__WHAT IS NEEDED__.
Set the listing down again exactly, please, apart from its pictures.

[BEGIN GIVEN DATA]

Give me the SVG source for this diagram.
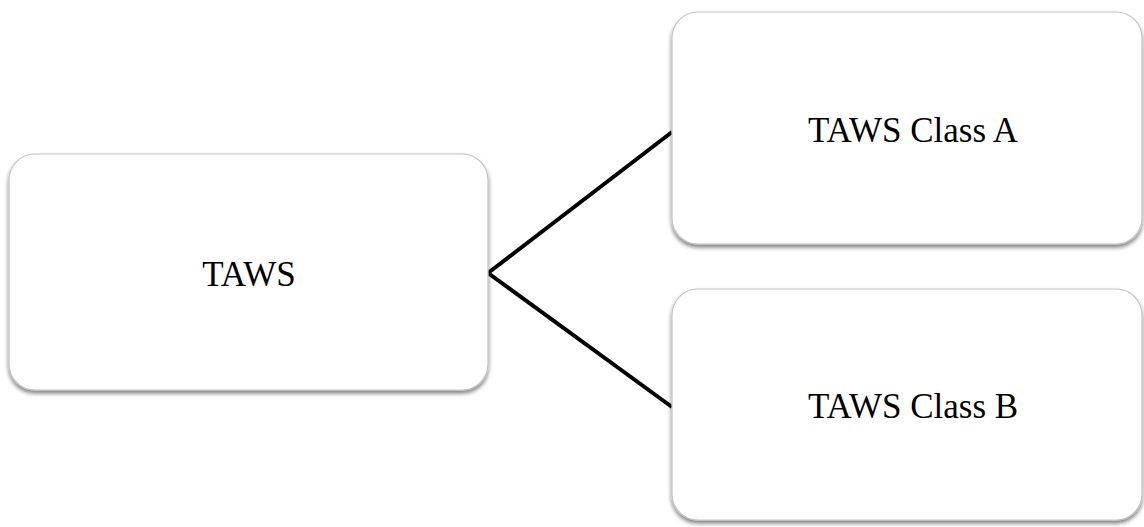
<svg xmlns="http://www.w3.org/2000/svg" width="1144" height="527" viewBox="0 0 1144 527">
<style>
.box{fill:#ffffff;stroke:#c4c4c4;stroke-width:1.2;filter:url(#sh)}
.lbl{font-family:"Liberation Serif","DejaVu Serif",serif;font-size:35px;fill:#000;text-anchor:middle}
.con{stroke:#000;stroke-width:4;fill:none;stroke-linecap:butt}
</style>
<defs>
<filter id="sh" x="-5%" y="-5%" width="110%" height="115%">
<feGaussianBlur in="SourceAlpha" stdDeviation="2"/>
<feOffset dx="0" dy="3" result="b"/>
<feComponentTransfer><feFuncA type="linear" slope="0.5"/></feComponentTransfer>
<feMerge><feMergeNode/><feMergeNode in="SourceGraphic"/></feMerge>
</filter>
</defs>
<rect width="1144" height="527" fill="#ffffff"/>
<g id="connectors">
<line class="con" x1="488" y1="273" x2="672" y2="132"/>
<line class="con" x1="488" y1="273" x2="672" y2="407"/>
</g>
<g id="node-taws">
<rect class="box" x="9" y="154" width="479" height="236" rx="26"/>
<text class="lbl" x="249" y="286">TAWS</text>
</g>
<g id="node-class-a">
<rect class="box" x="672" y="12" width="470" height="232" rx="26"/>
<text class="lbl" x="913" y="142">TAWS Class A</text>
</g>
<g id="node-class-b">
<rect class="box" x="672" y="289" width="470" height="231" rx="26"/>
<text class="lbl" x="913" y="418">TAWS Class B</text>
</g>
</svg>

[END GIVEN DATA]

__ANSWER TO THE EXERCISE__.
Give me the SVG source for this diagram.
<svg xmlns="http://www.w3.org/2000/svg" width="1144" height="527" viewBox="0 0 1144 527">
<style>
.box{fill:#ffffff;stroke:#c4c4c4;stroke-width:1.2;filter:url(#sh)}
.lbl{font-family:"Liberation Serif","DejaVu Serif",serif;font-size:35px;fill:#000;text-anchor:middle}
.con{stroke:#000;stroke-width:4;fill:none;stroke-linecap:butt}
</style>
<defs>
<filter id="sh" x="-5%" y="-5%" width="110%" height="115%">
<feGaussianBlur in="SourceAlpha" stdDeviation="2"/>
<feOffset dx="0" dy="3" result="b"/>
<feComponentTransfer><feFuncA type="linear" slope="0.5"/></feComponentTransfer>
<feMerge><feMergeNode/><feMergeNode in="SourceGraphic"/></feMerge>
</filter>
</defs>
<rect width="1144" height="527" fill="#ffffff"/>
<g id="connectors">
<line class="con" x1="488" y1="273" x2="672" y2="132"/>
<line class="con" x1="488" y1="273" x2="672" y2="407"/>
</g>
<g id="node-taws">
<rect class="box" x="9" y="154" width="479" height="236" rx="26"/>
<text class="lbl" x="249" y="286">TAWS</text>
</g>
<g id="node-class-a">
<rect class="box" x="672" y="12" width="470" height="232" rx="26"/>
<text class="lbl" x="913" y="142">TAWS Class A</text>
</g>
<g id="node-class-b">
<rect class="box" x="672" y="289" width="470" height="231" rx="26"/>
<text class="lbl" x="913" y="418">TAWS Class B</text>
</g>
</svg>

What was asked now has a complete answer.